-- Start of DATA ROWS --

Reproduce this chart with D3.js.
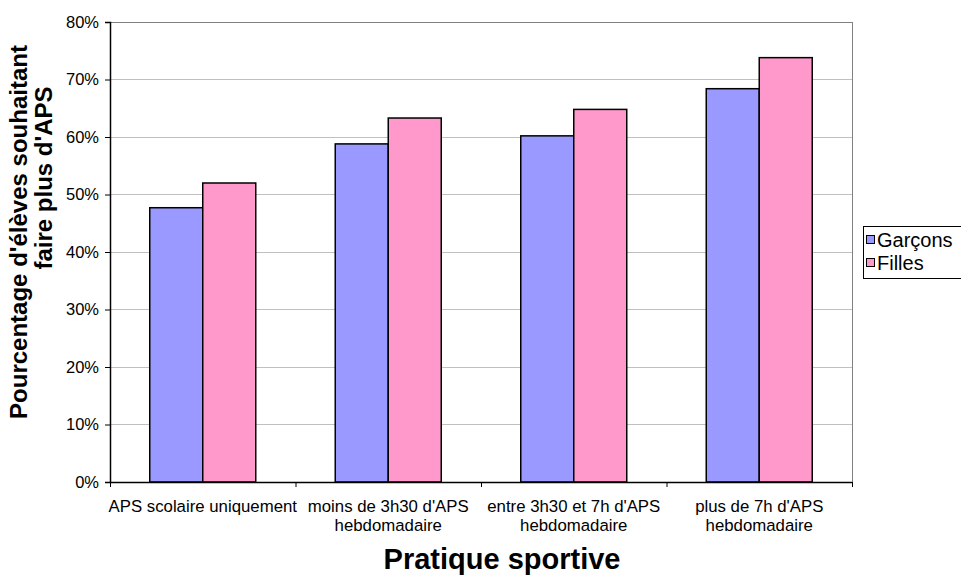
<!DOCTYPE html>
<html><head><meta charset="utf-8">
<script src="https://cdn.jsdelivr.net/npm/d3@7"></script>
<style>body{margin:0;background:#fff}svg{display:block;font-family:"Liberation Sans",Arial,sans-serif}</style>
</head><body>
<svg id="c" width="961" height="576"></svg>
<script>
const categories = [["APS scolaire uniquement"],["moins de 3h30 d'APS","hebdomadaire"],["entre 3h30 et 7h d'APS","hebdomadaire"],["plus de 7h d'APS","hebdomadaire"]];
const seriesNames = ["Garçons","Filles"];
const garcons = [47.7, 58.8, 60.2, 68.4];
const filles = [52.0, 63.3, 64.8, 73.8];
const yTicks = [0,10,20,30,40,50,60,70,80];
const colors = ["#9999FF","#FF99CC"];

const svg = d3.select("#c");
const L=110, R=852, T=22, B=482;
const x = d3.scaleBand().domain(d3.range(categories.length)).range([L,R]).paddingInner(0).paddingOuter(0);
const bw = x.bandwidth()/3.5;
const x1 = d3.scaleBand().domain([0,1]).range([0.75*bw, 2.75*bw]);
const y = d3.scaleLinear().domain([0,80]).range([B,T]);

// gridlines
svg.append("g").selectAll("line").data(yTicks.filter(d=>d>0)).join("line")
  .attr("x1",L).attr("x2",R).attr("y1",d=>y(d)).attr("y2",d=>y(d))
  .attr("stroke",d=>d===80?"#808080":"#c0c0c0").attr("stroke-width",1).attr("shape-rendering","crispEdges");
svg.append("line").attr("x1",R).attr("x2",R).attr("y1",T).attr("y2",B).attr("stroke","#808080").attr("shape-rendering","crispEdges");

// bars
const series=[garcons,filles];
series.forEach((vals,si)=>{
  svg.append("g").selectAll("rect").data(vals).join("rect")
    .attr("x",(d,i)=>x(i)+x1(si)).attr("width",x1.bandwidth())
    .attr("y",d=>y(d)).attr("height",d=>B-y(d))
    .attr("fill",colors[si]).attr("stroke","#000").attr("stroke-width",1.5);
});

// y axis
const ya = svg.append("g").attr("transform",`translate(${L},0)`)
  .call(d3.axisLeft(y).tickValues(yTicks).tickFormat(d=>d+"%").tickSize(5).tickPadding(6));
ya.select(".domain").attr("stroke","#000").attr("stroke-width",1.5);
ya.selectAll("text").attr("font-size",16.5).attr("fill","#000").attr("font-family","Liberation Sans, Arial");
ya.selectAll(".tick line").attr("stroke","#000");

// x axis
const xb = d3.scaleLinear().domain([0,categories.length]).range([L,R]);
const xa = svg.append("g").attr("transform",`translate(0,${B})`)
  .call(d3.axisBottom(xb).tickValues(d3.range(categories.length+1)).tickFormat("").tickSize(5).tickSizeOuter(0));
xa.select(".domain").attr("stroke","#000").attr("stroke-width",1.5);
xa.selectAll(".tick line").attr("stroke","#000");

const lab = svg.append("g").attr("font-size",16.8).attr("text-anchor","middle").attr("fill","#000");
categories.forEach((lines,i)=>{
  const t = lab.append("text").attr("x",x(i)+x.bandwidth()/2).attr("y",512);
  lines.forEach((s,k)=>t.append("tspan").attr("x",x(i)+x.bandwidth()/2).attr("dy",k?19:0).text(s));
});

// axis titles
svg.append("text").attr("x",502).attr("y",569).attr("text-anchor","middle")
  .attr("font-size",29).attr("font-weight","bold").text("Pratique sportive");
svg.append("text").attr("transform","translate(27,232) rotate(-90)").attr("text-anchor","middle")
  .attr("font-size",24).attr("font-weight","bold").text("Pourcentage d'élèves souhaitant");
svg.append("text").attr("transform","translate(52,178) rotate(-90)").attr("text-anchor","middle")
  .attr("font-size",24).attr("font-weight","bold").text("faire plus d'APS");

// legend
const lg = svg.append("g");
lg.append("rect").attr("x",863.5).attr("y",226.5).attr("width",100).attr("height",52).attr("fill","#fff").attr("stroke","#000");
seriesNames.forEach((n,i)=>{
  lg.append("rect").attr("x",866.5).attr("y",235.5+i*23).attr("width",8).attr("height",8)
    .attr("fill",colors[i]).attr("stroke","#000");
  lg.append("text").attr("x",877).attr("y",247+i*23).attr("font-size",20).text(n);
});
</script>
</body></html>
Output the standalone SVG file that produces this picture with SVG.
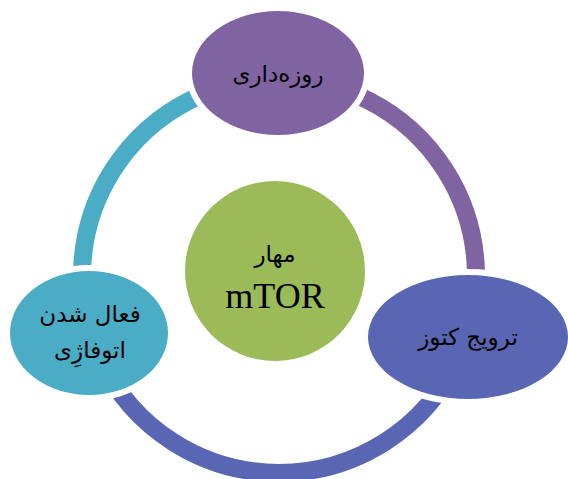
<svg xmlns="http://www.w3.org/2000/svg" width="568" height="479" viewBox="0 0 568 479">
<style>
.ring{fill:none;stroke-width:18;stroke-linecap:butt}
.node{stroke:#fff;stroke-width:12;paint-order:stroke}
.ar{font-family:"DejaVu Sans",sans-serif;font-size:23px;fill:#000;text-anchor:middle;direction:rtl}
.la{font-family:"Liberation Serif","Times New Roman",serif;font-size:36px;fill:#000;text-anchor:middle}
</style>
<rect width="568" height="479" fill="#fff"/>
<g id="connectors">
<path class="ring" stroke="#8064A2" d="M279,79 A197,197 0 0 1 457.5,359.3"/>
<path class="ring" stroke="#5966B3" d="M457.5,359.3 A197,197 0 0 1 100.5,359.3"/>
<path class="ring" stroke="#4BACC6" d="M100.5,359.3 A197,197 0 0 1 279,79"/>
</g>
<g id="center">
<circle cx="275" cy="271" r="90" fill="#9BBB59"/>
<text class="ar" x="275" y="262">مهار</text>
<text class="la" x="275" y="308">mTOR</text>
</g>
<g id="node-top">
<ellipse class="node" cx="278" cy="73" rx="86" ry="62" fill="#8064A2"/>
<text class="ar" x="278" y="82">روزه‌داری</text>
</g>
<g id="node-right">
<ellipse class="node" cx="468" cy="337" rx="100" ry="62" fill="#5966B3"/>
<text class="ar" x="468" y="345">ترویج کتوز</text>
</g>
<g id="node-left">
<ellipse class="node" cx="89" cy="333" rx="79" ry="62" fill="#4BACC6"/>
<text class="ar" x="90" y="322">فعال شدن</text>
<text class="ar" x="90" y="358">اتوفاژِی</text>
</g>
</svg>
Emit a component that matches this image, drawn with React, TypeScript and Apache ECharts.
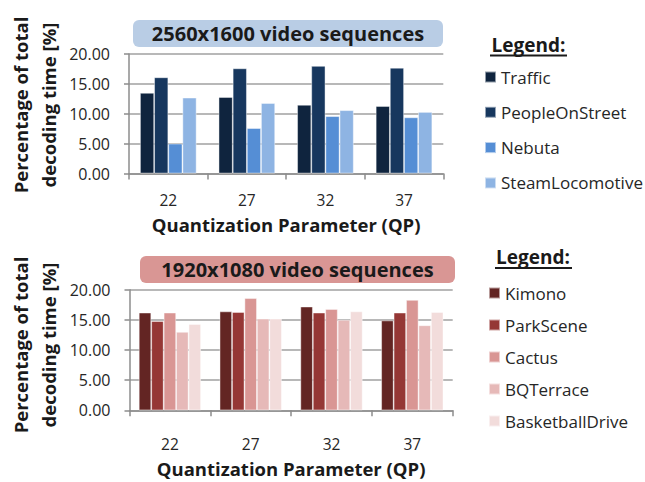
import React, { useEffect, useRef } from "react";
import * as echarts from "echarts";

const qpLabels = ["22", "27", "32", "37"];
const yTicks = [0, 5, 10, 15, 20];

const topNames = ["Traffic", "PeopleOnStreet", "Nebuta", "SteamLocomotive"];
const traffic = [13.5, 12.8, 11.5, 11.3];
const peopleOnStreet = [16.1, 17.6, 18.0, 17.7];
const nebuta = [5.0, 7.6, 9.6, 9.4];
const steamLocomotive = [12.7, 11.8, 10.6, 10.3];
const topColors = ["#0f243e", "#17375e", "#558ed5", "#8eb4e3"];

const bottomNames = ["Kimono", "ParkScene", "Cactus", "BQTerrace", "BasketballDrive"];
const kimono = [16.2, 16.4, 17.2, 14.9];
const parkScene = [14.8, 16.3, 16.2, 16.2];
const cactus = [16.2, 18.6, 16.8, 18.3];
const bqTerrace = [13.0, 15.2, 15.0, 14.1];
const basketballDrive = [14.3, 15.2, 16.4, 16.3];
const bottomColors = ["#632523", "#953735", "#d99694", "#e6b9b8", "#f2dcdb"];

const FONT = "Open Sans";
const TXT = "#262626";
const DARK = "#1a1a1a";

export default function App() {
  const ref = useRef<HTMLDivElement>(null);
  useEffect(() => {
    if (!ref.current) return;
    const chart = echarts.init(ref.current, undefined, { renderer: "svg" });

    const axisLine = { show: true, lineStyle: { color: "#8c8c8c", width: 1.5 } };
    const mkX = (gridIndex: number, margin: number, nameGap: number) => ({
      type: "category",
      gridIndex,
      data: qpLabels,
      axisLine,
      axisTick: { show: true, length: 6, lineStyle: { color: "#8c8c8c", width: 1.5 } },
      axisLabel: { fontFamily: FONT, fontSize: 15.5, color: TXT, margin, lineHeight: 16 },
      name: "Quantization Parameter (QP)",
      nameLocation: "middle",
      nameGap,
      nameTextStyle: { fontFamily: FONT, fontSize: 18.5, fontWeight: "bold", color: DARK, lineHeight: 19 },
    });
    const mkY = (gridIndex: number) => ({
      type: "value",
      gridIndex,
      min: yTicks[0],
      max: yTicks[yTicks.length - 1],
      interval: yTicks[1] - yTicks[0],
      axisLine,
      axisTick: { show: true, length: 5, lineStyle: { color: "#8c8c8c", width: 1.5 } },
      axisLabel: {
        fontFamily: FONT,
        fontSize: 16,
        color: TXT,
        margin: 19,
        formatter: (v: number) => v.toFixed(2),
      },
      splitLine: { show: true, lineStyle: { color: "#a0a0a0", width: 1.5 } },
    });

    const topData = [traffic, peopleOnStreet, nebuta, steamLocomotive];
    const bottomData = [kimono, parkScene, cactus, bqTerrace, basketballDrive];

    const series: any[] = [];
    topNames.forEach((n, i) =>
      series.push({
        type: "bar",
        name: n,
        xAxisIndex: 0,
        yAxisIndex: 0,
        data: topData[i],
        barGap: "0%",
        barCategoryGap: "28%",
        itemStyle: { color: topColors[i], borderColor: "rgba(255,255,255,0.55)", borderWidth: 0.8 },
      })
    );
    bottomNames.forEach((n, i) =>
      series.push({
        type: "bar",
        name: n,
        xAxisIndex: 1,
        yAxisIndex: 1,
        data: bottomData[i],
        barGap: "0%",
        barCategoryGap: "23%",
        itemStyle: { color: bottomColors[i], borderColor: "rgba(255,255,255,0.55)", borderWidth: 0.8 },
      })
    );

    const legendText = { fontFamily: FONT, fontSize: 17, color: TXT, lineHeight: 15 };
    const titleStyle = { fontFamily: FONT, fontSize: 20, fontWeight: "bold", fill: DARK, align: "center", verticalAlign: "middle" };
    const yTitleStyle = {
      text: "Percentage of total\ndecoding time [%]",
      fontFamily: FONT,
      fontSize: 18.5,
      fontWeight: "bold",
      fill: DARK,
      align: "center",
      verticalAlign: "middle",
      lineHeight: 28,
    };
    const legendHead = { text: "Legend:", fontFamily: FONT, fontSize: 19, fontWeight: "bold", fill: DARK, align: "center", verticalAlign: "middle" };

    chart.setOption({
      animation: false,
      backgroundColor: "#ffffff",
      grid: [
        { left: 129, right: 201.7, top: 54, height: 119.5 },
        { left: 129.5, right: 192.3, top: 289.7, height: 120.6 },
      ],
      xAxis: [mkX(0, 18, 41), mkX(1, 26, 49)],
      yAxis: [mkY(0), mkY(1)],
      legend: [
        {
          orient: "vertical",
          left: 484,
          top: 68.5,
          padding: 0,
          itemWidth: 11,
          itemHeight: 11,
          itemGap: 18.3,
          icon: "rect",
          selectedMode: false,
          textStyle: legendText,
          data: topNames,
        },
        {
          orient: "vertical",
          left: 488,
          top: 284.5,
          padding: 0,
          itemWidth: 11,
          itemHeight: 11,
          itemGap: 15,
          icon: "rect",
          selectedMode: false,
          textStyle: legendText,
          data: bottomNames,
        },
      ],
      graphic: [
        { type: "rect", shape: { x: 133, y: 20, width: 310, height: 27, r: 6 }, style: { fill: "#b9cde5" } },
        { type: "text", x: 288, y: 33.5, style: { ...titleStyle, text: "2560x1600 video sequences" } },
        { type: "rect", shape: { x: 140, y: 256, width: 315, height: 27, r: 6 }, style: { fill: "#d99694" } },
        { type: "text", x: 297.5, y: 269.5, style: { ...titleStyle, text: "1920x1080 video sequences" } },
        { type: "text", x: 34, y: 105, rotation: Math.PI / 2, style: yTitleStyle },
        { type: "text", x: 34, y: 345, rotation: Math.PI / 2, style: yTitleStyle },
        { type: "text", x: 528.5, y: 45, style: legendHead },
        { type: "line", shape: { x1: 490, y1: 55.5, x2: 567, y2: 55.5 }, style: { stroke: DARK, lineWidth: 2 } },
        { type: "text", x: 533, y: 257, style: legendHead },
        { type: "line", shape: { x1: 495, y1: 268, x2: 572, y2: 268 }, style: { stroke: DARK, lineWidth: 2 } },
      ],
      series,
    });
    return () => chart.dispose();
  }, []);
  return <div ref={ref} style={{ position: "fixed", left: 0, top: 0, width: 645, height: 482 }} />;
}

-- End of DATA ROWS --

Go to the line that contains "Emit a component" and copy from there down to the line that contains "const yTicks = [0, 5, 10, 15, 20];", with both lines included. Pass over the pictures.

Emit a component that matches this image, drawn with React, TypeScript and Apache ECharts.
import React, { useEffect, useRef } from "react";
import * as echarts from "echarts";

const qpLabels = ["22", "27", "32", "37"];
const yTicks = [0, 5, 10, 15, 20];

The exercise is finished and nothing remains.